Кроме того, это ещё одна важная мысль. Им всем не до человека. Пусть Фирс плох, пусть он глуп, но всё-таки он человек. А человека забыли! Это очень важно. Человека забыли, именно поэтому русский XX век пройдет под знаком такой бесчеловечности. И добрый Петя, и романтическая Аня тоже не вспомнили про Фирса. Аня только говорит, что Фирс болен, надо бы ему помочь. Но это единственное, кроме этого воспоминания, она ничего сделать не может. Наверно, XX век – история о том, как человека забыли в заколоченном доме. Здесь Чехов оказался абсолютно прав.
Идут вечные споры о том, кто такой Чехов. Я думаю, гораздо ближе к пониманию Чехова подошёл Александр Адабашьян, который сказал, что Чехов – самый жестокий писатель в русской литературе. Помните, как в рассказе «У знакомых» мать восклицает: «Говорят, что все матери хвалят своих детей, но, уверяю вас, я беспристрастна, мои девочки необыкновенны!» – и подталкивает к герою двух дочерей, похожих на две булки. Это очень точно. Чехов, конечно, великий знаток человеческого сердца, но и великий критик благих порывов, и великий насмешник. Точнее его с такой хирургической точностью никто ничего не препарировал.
Я должен вам сказать, что Чехов – действительно очень тонкая хирургия. Не зря его лучший рассказ из ранних называется «Хирургия». Вот давайте сравним два произведения: «Рассказ о семи повешенных» Андреева и «Вишнёвый сад» Чехова. Их разделяют три-четыре года. Действительно, Андреев при всём своём таланте всё-таки пишет помелом. То, что какая-то метла гуляет по забору, как писал о нём Чехов, как афишным клеем это нарисовано – это действительно так. И поэтому «Рассказ о семи повешенных» со всеми его ужасами производит на читателя гораздо меньшее впечатление, чем «Вишнёвый сад» с его, в общем, копеечной драмой. Никто не умирает, кроме Фирса, которому вообще сто лет. Никто по-настоящему не страдает, не разоряется, все остались при своих, но вот этот пустой дом, лопнувшая струна и то, как стучат топором по дереву за окном, производят на нас гораздо большее, гораздо более страшное, надрывное впечатление, чем все ужасы дословно описанной казни у Андреева, потому что Чехов не боится касаться своим скальпелем обнажённого мира, он не боится касаться самых больных, самых тонких, мучительных вещей.

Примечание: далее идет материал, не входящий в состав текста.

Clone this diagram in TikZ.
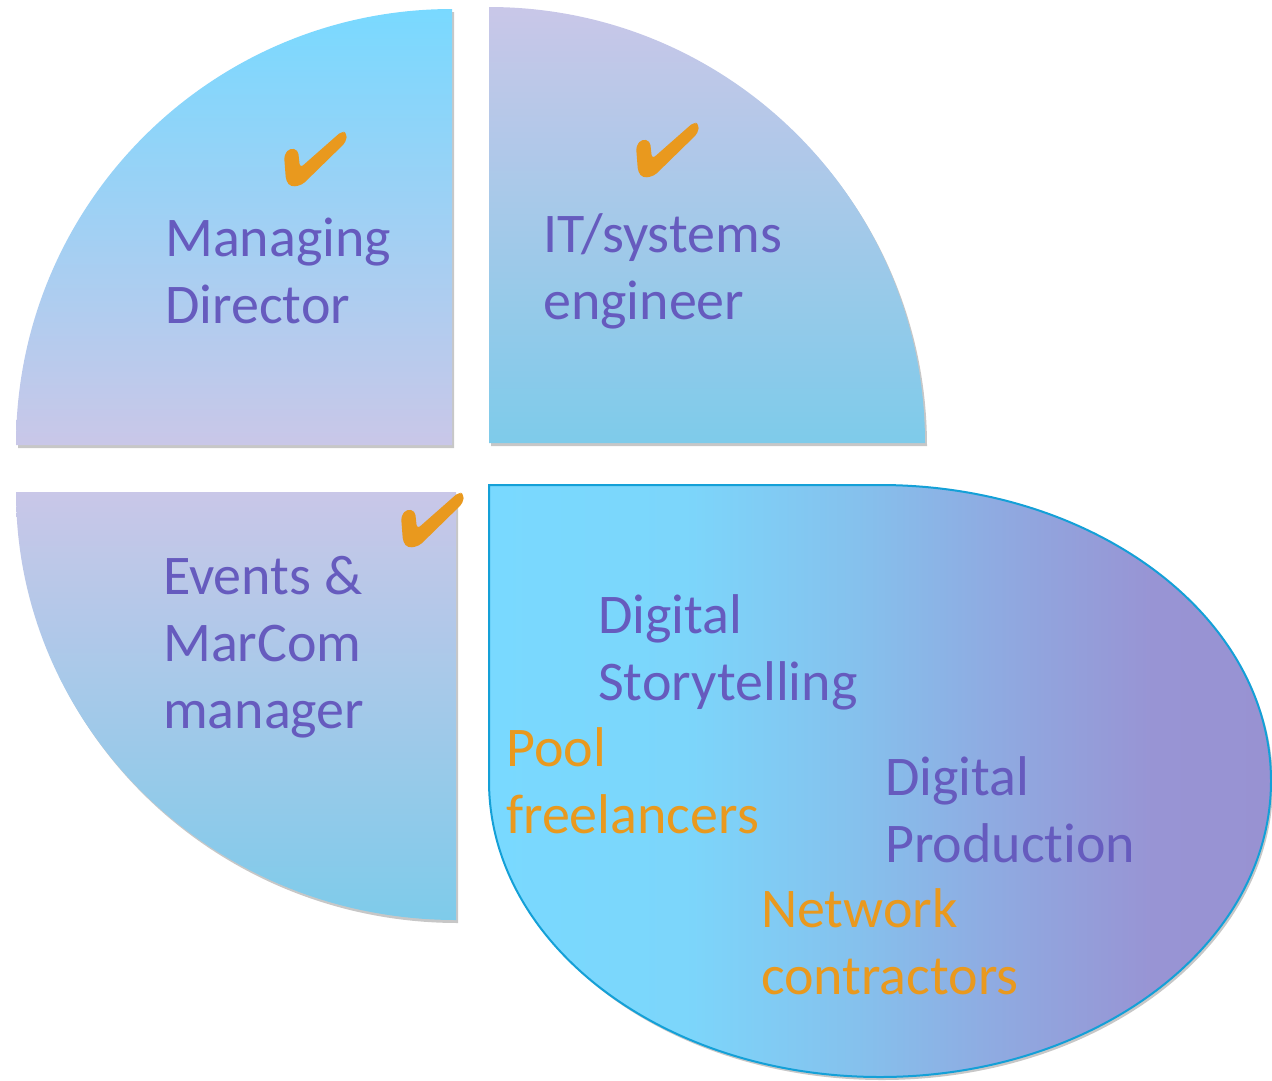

В конце концов, почему так хорошо понятна советскому человеку драма «Вишнёвого сада»? Мы все жили на дачах. Это была наша модель усадьбы. И вот старая дача, которую заколачивают перед осенью, продают или на которую молодые уже не приезжают, потому что они ездят отдыхать в Стамбул. Вот эта старая дача, полная детских воспоминаний, это и есть наша модель, наша метафора «Вишнёвого сада». Мы поэтому с такой тоской мучительной всегда эту пьесу перечитываем. Это наша жизнь, это наше расставание с нашей глупой, всегда бездарной, всегда бессмысленной (это всегда понимаешь к концу), но всё-таки нашей единственной жизнью. В том-то и дело, что «Вишнёвый сад» – это прощание не с землевладением помещичьим, не с помещичьей эпохой, даже не с русской литературой. Это прощание человека с жизнью при полном понимании, что жизнь была, в общем, дурацкая. Другой не бывает, невозможно прожить не дурацкую жизнь, но ужасно жалко всё-таки. Ужасно жалко детства, когда смотрел на отца, ужасно жалко шкафа дурацкого, некрасивого шкафа, который стоит в углу. Жалко того единственного, что было тобой и больше никогда не будет. Вот это Чехов поймал. Это предсмертная вещь. Это то же самое, что было для Ибсена «Когда мы, мёртвые, пробуждаемся». Это ощущение последней пьесы, последнего прощания с читателем, эпохой, с жизнью – со всем. И я сказал бы, что «Вишнёвый сад» по настроению близок к «Архиерею», великому прощальному, абсолютно новаторскому чеховскому рассказу, в котором нет сюжета, а есть несколько лейтмотивов. Есть чувство умирающего архиерея, очень религиозное и глубокое чувство, когда так страшно, так грустно и всё-таки так хорошо. Вот это ощущение «страшно, грустно и хорошо» разлито над всем «Вишнёвым садом».